Requirements –
Start at the line where "What Plotly.js code" appears and end at the line where "const GW = 2;" appears; repeat those lines exactly, both ends included, leaving pictures behind.

Charts and diagrams as code –
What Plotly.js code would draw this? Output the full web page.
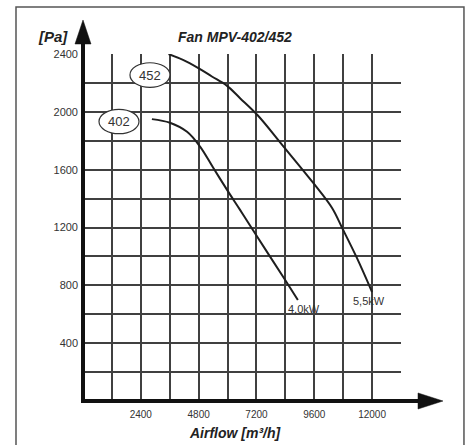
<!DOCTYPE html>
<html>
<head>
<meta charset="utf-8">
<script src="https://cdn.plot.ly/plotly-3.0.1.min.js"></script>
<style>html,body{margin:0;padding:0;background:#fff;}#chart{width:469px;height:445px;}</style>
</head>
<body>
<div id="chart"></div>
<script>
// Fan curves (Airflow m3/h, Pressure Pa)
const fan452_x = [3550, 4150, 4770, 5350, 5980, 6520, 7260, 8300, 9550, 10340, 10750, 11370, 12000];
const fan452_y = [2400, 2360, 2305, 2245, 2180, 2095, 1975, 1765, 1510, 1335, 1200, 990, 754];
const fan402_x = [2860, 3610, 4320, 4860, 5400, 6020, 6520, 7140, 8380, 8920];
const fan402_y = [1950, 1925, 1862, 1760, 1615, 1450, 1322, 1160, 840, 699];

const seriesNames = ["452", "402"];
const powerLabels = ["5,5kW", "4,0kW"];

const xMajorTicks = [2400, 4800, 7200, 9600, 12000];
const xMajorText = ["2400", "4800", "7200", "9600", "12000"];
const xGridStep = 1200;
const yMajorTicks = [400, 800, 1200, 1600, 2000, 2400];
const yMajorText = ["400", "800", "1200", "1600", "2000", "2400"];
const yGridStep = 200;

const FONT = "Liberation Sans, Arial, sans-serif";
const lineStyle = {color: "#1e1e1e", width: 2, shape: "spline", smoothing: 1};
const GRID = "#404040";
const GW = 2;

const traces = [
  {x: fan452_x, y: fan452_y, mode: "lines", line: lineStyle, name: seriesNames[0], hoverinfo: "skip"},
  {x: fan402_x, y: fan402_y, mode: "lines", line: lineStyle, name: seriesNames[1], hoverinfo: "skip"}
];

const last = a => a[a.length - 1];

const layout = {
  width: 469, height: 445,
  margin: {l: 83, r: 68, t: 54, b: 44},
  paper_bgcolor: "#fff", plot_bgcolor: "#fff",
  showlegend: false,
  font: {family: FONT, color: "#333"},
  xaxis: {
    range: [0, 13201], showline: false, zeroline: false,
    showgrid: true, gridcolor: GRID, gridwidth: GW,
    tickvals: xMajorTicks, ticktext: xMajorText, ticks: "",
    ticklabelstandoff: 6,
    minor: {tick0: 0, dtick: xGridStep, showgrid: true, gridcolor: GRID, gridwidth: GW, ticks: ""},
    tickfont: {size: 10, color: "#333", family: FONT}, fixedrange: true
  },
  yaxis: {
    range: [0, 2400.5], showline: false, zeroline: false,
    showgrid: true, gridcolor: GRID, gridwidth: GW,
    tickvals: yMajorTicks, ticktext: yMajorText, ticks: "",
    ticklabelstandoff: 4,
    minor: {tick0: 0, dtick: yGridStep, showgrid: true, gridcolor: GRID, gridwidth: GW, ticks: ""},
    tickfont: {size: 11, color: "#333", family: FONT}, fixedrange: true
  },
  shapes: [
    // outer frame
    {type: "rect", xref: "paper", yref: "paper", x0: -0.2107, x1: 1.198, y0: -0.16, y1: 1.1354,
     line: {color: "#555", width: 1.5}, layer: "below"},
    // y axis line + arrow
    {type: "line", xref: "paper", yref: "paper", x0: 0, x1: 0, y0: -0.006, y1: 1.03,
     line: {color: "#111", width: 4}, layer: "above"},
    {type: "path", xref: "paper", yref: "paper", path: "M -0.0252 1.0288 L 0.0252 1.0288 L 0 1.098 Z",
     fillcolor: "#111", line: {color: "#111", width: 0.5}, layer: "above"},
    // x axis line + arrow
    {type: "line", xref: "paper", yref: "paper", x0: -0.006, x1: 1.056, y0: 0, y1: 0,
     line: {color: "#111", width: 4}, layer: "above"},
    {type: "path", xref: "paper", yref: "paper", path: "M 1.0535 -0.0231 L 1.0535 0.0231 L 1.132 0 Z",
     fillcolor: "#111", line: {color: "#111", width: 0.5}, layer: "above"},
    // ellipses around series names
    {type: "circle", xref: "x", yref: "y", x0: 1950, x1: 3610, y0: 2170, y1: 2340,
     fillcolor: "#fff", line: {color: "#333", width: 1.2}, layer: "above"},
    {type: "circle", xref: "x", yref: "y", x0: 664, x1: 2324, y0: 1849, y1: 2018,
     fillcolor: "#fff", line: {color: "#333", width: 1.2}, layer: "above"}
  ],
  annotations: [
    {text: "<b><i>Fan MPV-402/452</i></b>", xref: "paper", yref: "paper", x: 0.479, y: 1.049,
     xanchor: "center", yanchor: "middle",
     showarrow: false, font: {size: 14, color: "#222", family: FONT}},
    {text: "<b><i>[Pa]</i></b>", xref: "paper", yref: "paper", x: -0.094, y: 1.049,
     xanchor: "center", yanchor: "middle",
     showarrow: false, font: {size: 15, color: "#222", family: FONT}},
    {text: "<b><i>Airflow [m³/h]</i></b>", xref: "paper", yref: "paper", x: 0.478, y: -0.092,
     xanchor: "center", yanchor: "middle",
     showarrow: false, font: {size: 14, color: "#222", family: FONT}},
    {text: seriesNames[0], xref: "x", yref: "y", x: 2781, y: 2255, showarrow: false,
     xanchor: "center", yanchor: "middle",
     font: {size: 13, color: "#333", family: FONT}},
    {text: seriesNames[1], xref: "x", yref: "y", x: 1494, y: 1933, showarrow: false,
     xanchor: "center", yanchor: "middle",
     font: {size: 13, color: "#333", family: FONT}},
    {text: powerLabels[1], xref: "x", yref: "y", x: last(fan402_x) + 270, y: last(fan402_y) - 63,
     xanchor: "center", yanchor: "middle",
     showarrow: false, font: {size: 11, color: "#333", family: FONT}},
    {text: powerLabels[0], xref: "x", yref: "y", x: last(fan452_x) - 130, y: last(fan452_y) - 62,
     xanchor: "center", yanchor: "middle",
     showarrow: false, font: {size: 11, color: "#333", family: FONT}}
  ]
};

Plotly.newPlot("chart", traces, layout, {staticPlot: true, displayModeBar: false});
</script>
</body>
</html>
...
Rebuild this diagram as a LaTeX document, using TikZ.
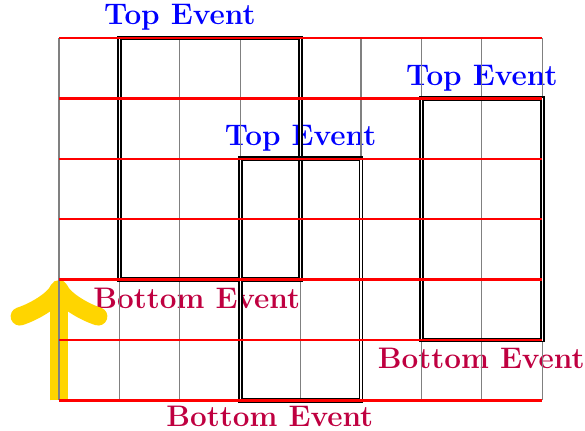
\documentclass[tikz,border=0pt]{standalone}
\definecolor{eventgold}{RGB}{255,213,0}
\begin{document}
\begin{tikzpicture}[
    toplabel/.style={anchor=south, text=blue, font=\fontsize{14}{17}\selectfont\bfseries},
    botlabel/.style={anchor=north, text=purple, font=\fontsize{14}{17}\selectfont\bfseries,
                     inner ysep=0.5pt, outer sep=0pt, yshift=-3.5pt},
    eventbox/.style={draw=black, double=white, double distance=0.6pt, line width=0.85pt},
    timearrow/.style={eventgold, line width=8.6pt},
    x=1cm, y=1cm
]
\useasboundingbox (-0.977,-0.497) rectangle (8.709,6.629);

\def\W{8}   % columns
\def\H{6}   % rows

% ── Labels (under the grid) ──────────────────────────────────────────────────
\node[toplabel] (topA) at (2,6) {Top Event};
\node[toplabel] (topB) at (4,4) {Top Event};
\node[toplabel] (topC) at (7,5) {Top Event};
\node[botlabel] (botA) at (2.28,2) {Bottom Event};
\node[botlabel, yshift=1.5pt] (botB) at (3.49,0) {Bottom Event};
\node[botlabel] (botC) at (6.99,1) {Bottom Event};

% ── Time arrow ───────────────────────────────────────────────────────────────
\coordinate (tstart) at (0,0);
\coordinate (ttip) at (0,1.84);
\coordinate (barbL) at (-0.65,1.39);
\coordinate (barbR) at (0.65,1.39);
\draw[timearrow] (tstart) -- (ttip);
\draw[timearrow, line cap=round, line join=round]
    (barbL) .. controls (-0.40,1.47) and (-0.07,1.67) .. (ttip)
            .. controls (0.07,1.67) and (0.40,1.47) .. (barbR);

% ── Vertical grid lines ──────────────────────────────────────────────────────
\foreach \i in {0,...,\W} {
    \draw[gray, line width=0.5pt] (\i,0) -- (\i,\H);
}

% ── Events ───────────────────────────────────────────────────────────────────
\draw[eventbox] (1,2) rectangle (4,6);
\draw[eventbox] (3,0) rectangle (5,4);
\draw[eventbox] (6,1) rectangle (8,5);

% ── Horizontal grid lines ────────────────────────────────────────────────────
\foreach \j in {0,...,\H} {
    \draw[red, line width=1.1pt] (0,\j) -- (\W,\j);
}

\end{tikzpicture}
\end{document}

Response below –
What Plotly.js code would draw this? Output the full web page.
<!DOCTYPE html>
<html>
<head>
<meta charset="utf-8">
<script src="https://cdn.plot.ly/plotly-3.0.1.min.js"></script>
<style>html,body{margin:0;padding:0;background:#fff;}#chart{width:469px;height:445px;}</style>
</head>
<body>
<div id="chart"></div>
<script>
// Fan curves (Airflow m3/h, Pressure Pa)
const fan452_x = [3550, 4150, 4770, 5350, 5980, 6520, 7260, 8300, 9550, 10340, 10750, 11370, 12000];
const fan452_y = [2400, 2360, 2305, 2245, 2180, 2095, 1975, 1765, 1510, 1335, 1200, 990, 754];
const fan402_x = [2860, 3610, 4320, 4860, 5400, 6020, 6520, 7140, 8380, 8920];
const fan402_y = [1950, 1925, 1862, 1760, 1615, 1450, 1322, 1160, 840, 699];

const seriesNames = ["452", "402"];
const powerLabels = ["5,5kW", "4,0kW"];

const xMajorTicks = [2400, 4800, 7200, 9600, 12000];
const xMajorText = ["2400", "4800", "7200", "9600", "12000"];
const xGridStep = 1200;
const yMajorTicks = [400, 800, 1200, 1600, 2000, 2400];
const yMajorText = ["400", "800", "1200", "1600", "2000", "2400"];
const yGridStep = 200;

const FONT = "Liberation Sans, Arial, sans-serif";
const lineStyle = {color: "#1e1e1e", width: 2, shape: "spline", smoothing: 1};
const GRID = "#404040";
const GW = 2;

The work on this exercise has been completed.